* ROWS:

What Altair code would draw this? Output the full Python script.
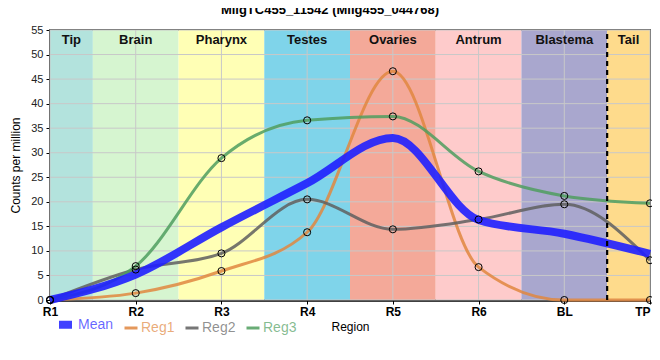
import json
import altair as alt
import pandas as pd

# ---- data ----
regions = ["R1", "R2", "R3", "R4", "R5", "R6", "BL", "TP"]
mean = [0, 5.2, 14.8, 23.8, 33.0, 16.3, 13.5, 9.4]
reg1 = [0, 1.4, 5.9, 13.8, 46.6, 6.7, 0, 0]
reg2 = [0, 6.2, 9.5, 20.5, 14.4, 16.4, 19.5, 8.1]
reg3 = [0, 6.9, 28.9, 36.6, 37.4, 26.2, 21.2, 19.7]

band_names = ["Tip", "Brain", "Pharynx", "Testes", "Ovaries", "Antrum", "Blastema", "Tail"]
band_start = [0, 0.5, 1.5, 2.5, 3.5, 4.5, 5.5, 6.5]
band_end = [0.5, 1.5, 2.5, 3.5, 4.5, 5.5, 6.5, 7]
band_colors = ["#b3e3dd", "#d6f5d0", "#ffffb5", "#7fd4ea", "#f4a999", "#fecbcb", "#a9a7ce", "#fedb8c"]

tail_boundary = [6.5]
y_ticks = list(range(0, 60, 5))
x_ticks = list(range(len(regions)))

series_names = ["Mean", "Reg1", "Reg2", "Reg3"]
series_colors = ["#1f1fff", "#e0873f", "#5f5f5f", "#4f9e5f"]
series_widths = [8, 3, 3, 3]

FONT = "Liberation Sans"

# ---- tables ----
rows = []
for name, vals in zip(series_names, [mean, reg1, reg2, reg3]):
    for i, v in enumerate(vals):
        rows.append({"series": name, "x": i, "y": v})
lines_df = pd.DataFrame(rows)
reg_df = lines_df[lines_df.series != "Mean"]
mean_df = lines_df[lines_df.series == "Mean"]

bands_df = pd.DataFrame({"name": band_names, "start": band_start, "end": band_end, "fill": band_colors})
xgrid_df = pd.DataFrame({"x": x_ticks})
ygrid_df = pd.DataFrame({"y": y_ticks})
tail_df = pd.DataFrame({"x": tail_boundary})

label_expr = json.dumps(regions) + "[datum.value]"
last_tick = x_ticks[-1]

xscale = alt.Scale(domain=[0, 7], nice=False, zero=False)
yscale = alt.Scale(domain=[0, 55], nice=False)
xaxis = alt.Axis(values=x_ticks, tickCount=len(x_ticks), labelExpr=label_expr, grid=False,
                 domainColor="black", domainWidth=2.5, tickColor="black", tickSize=4,
                 labelFontWeight="bold", labelFontSize=12, labelColor="black", labelFont=FONT,
                 labelAlign={"condition": {"test": f"datum.value == {last_tick}", "value": "right"},
                             "value": "center"},
                 titleFont=FONT, titleFontWeight="normal", titleFontSize=12, titleColor="black",
                 titlePadding=4, labelPadding=2, labelFlush=False, labelOverlap=False)
yaxis = alt.Axis(values=y_ticks, tickCount=len(y_ticks), grid=False, domainColor="black",
                 domainWidth=2, tickColor="black", tickSize=4, labelFontSize=11, labelColor="#222",
                 labelFont=FONT, titleFont=FONT, titleFontWeight="normal", titleFontSize=12,
                 titleColor="black", titlePadding=8, labelPadding=3, labelFlush=False,
                 labelOverlap=False)


def X(field):
    return alt.X(field, type="quantitative", scale=xscale, axis=xaxis, title="Region")


def Y(field):
    return alt.Y(field, type="quantitative", scale=yscale, axis=yaxis, title="Counts per million")


legend = alt.Legend(orient="none", legendX=5, legendY=284, direction="horizontal", title=None,
                    symbolType="stroke", symbolSize=169, labelFontSize=14, labelFont=FONT,
                    symbolOffset=0, labelOffset=2, columnPadding=4,
                    labelColor=alt.ExprRef("scale('color', datum.value)"), labelOpacity=0.7)

color = alt.Color("series:N", scale=alt.Scale(domain=series_names, range=series_colors), legend=legend)
swidth = alt.StrokeWidth("series:N", scale=alt.Scale(type="ordinal", domain=series_names, range=series_widths),
                         legend=legend)

bands = alt.Chart(bands_df).mark_rect().encode(
    x=X("start"), x2="end", y=Y("y0"), y2="y1",
    color=alt.Color("fill:N", scale=None),
).transform_calculate(y0="0", y1="55")

band_text = alt.Chart(bands_df).transform_calculate(mid="(datum.start + datum.end) / 2").mark_text(
    fontWeight="bold", fontSize=13, font=FONT, color="#111", baseline="middle"
).encode(x=X("mid"), y=alt.value(10), text="name:N")

xgrid = alt.Chart(xgrid_df).mark_rule(color="#c8c8c8", strokeWidth=1).encode(
    x=X("x"), y=alt.datum(0), y2=alt.datum(55))
ygrid = alt.Chart(ygrid_df).mark_rule(color="#c8c8c8", strokeWidth=1).encode(
    y=Y("y"), x=alt.datum(0), x2=alt.datum(7))

reg_lines = alt.Chart(reg_df).mark_line(interpolate="monotone", opacity=0.85).encode(
    x=X("x"), y=Y("y"), color=color, strokeWidth=swidth, detail="series:N")
mean_line = alt.Chart(mean_df).mark_line(interpolate="monotone", opacity=0.9).encode(
    x=X("x"), y=Y("y"), color=color, strokeWidth=swidth)

points = alt.Chart(reg_df).mark_point(shape="circle", filled=False, stroke="black",
                                       strokeWidth=1, size=50, opacity=1).encode(
    x=X("x"), y=Y("y"))

tail_rule = alt.Chart(tail_df).mark_rule(color="black", strokeWidth=2.2, strokeDash=[5, 4]).encode(
    x=X("x"), y=alt.datum(0), y2=alt.datum(55))

chart = alt.layer(bands, xgrid, ygrid, band_text, reg_lines, mean_line, points, tail_rule).properties(
    width=600, height=270,
    title=alt.TitleParams("MligTC455_11542 (Mlig455_044768)", fontSize=13, fontWeight="bold",
                          font=FONT, anchor="middle", dx=-20, offset=7, color="black"),
    padding={"left": 42, "top": 22, "right": 2, "bottom": 36},
    autosize=alt.AutoSizeParams(type="none"),
).configure_view(stroke="black", strokeWidth=1.5)

chart.save("out.html", embed_options={"renderer": "svg", "actions": False})
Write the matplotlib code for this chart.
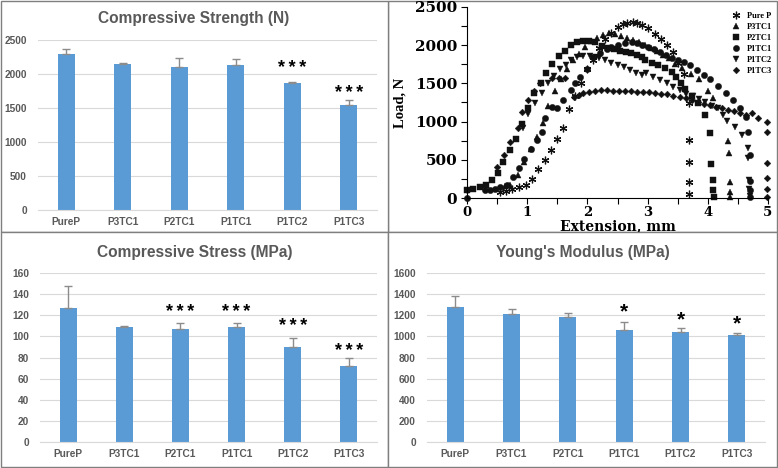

* WHAT IS ASKED:
Copy each line in full and exactly, omitting any picture.

* EXPECTED ANSWER:
What Altair code would draw this? Output the full Python script.
import json
import altair as alt
import pandas as pd

# ---- data ----
regions = ["R1", "R2", "R3", "R4", "R5", "R6", "BL", "TP"]
mean = [0, 5.2, 14.8, 23.8, 33.0, 16.3, 13.5, 9.4]
reg1 = [0, 1.4, 5.9, 13.8, 46.6, 6.7, 0, 0]
reg2 = [0, 6.2, 9.5, 20.5, 14.4, 16.4, 19.5, 8.1]
reg3 = [0, 6.9, 28.9, 36.6, 37.4, 26.2, 21.2, 19.7]

band_names = ["Tip", "Brain", "Pharynx", "Testes", "Ovaries", "Antrum", "Blastema", "Tail"]
band_start = [0, 0.5, 1.5, 2.5, 3.5, 4.5, 5.5, 6.5]
band_end = [0.5, 1.5, 2.5, 3.5, 4.5, 5.5, 6.5, 7]
band_colors = ["#b3e3dd", "#d6f5d0", "#ffffb5", "#7fd4ea", "#f4a999", "#fecbcb", "#a9a7ce", "#fedb8c"]

tail_boundary = [6.5]
y_ticks = list(range(0, 60, 5))
x_ticks = list(range(len(regions)))

series_names = ["Mean", "Reg1", "Reg2", "Reg3"]
series_colors = ["#1f1fff", "#e0873f", "#5f5f5f", "#4f9e5f"]
series_widths = [8, 3, 3, 3]

FONT = "Liberation Sans"

# ---- tables ----
rows = []
for name, vals in zip(series_names, [mean, reg1, reg2, reg3]):
    for i, v in enumerate(vals):
        rows.append({"series": name, "x": i, "y": v})
lines_df = pd.DataFrame(rows)
reg_df = lines_df[lines_df.series != "Mean"]
mean_df = lines_df[lines_df.series == "Mean"]

bands_df = pd.DataFrame({"name": band_names, "start": band_start, "end": band_end, "fill": band_colors})
xgrid_df = pd.DataFrame({"x": x_ticks})
ygrid_df = pd.DataFrame({"y": y_ticks})
tail_df = pd.DataFrame({"x": tail_boundary})

label_expr = json.dumps(regions) + "[datum.value]"
last_tick = x_ticks[-1]

xscale = alt.Scale(domain=[0, 7], nice=False, zero=False)
yscale = alt.Scale(domain=[0, 55], nice=False)
xaxis = alt.Axis(values=x_ticks, tickCount=len(x_ticks), labelExpr=label_expr, grid=False,
                 domainColor="black", domainWidth=2.5, tickColor="black", tickSize=4,
                 labelFontWeight="bold", labelFontSize=12, labelColor="black", labelFont=FONT,
                 labelAlign={"condition": {"test": f"datum.value == {last_tick}", "value": "right"},
                             "value": "center"},
                 titleFont=FONT, titleFontWeight="normal", titleFontSize=12, titleColor="black",
                 titlePadding=4, labelPadding=2, labelFlush=False, labelOverlap=False)
yaxis = alt.Axis(values=y_ticks, tickCount=len(y_ticks), grid=False, domainColor="black",
                 domainWidth=2, tickColor="black", tickSize=4, labelFontSize=11, labelColor="#222",
                 labelFont=FONT, titleFont=FONT, titleFontWeight="normal", titleFontSize=12,
                 titleColor="black", titlePadding=8, labelPadding=3, labelFlush=False,
                 labelOverlap=False)


def X(field):
    return alt.X(field, type="quantitative", scale=xscale, axis=xaxis, title="Region")


def Y(field):
    return alt.Y(field, type="quantitative", scale=yscale, axis=yaxis, title="Counts per million")


legend = alt.Legend(orient="none", legendX=5, legendY=284, direction="horizontal", title=None,
                    symbolType="stroke", symbolSize=169, labelFontSize=14, labelFont=FONT,
                    symbolOffset=0, labelOffset=2, columnPadding=4,
                    labelColor=alt.ExprRef("scale('color', datum.value)"), labelOpacity=0.7)

color = alt.Color("series:N", scale=alt.Scale(domain=series_names, range=series_colors), legend=legend)
swidth = alt.StrokeWidth("series:N", scale=alt.Scale(type="ordinal", domain=series_names, range=series_widths),
                         legend=legend)

bands = alt.Chart(bands_df).mark_rect().encode(
    x=X("start"), x2="end", y=Y("y0"), y2="y1",
    color=alt.Color("fill:N", scale=None),
).transform_calculate(y0="0", y1="55")

band_text = alt.Chart(bands_df).transform_calculate(mid="(datum.start + datum.end) / 2").mark_text(
    fontWeight="bold", fontSize=13, font=FONT, color="#111", baseline="middle"
).encode(x=X("mid"), y=alt.value(10), text="name:N")

xgrid = alt.Chart(xgrid_df).mark_rule(color="#c8c8c8", strokeWidth=1).encode(
    x=X("x"), y=alt.datum(0), y2=alt.datum(55))
ygrid = alt.Chart(ygrid_df).mark_rule(color="#c8c8c8", strokeWidth=1).encode(
    y=Y("y"), x=alt.datum(0), x2=alt.datum(7))

reg_lines = alt.Chart(reg_df).mark_line(interpolate="monotone", opacity=0.85).encode(
    x=X("x"), y=Y("y"), color=color, strokeWidth=swidth, detail="series:N")
mean_line = alt.Chart(mean_df).mark_line(interpolate="monotone", opacity=0.9).encode(
    x=X("x"), y=Y("y"), color=color, strokeWidth=swidth)

points = alt.Chart(reg_df).mark_point(shape="circle", filled=False, stroke="black",
                                       strokeWidth=1, size=50, opacity=1).encode(
    x=X("x"), y=Y("y"))

tail_rule = alt.Chart(tail_df).mark_rule(color="black", strokeWidth=2.2, strokeDash=[5, 4]).encode(
    x=X("x"), y=alt.datum(0), y2=alt.datum(55))

chart = alt.layer(bands, xgrid, ygrid, band_text, reg_lines, mean_line, points, tail_rule).properties(
    width=600, height=270,
    title=alt.TitleParams("MligTC455_11542 (Mlig455_044768)", fontSize=13, fontWeight="bold",
                          font=FONT, anchor="middle", dx=-20, offset=7, color="black"),
    padding={"left": 42, "top": 22, "right": 2, "bottom": 36},
    autosize=alt.AutoSizeParams(type="none"),
).configure_view(stroke="black", strokeWidth=1.5)

chart.save("out.html", embed_options={"renderer": "svg", "actions": False})
Write the matplotlib code for this chart.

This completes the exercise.